Task to carry out
Reproduce the first line and every line after it, exactly, through the one containing "import plotly.graph_objects as go". Leave out the rest.

Collected data
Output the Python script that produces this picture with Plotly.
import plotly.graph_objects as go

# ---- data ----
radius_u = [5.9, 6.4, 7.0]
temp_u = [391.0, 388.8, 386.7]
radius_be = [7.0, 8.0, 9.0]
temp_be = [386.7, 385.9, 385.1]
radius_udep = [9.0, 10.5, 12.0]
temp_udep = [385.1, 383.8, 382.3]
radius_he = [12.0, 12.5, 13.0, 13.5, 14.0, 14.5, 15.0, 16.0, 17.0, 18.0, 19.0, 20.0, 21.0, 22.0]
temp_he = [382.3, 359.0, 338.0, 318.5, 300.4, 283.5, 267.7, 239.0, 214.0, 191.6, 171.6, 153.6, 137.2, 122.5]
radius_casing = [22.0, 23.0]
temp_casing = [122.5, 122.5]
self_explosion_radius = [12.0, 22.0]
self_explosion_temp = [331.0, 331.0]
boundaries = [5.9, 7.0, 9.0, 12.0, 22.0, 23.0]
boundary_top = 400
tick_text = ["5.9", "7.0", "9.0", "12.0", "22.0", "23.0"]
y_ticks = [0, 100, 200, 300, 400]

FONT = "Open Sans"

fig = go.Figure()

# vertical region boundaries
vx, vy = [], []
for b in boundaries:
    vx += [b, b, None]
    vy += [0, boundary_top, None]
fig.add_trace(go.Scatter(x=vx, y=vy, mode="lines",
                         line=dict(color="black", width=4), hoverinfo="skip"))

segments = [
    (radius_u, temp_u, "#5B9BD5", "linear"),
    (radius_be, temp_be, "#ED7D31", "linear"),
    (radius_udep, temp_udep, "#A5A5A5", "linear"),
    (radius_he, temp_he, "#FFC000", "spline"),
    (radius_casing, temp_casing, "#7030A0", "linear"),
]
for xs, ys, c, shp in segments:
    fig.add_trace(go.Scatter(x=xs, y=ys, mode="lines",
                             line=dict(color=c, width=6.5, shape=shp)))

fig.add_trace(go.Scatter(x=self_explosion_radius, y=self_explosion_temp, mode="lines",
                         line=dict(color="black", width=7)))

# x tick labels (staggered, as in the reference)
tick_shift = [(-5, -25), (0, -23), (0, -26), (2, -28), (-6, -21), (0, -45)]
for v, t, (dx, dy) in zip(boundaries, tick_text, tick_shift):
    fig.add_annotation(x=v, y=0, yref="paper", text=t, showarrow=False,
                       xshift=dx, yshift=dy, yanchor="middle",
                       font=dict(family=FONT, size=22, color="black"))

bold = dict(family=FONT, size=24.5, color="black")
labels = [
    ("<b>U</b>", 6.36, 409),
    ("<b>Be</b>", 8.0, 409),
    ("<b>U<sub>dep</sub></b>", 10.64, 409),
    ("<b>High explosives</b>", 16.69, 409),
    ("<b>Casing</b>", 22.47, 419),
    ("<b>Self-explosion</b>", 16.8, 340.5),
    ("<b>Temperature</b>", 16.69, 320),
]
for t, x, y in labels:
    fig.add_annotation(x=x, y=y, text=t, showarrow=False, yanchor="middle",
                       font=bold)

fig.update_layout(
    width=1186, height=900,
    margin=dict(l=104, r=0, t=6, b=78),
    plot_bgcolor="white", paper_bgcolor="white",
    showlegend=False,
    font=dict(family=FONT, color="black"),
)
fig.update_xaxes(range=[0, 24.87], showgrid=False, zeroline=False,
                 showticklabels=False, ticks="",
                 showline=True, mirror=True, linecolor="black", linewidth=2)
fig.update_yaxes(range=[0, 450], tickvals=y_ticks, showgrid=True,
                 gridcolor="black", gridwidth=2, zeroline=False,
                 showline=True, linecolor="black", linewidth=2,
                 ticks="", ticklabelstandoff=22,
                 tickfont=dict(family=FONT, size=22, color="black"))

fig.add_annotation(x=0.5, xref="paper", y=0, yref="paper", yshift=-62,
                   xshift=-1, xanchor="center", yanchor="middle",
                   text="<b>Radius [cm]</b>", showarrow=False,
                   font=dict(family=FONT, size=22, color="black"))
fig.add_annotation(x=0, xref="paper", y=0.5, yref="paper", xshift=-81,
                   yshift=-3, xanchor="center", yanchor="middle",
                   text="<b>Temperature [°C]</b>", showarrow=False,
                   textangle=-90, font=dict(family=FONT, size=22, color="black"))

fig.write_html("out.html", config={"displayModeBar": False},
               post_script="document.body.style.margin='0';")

Answer to this task
Output the Python script that produces this picture with Plotly.
import plotly.graph_objects as go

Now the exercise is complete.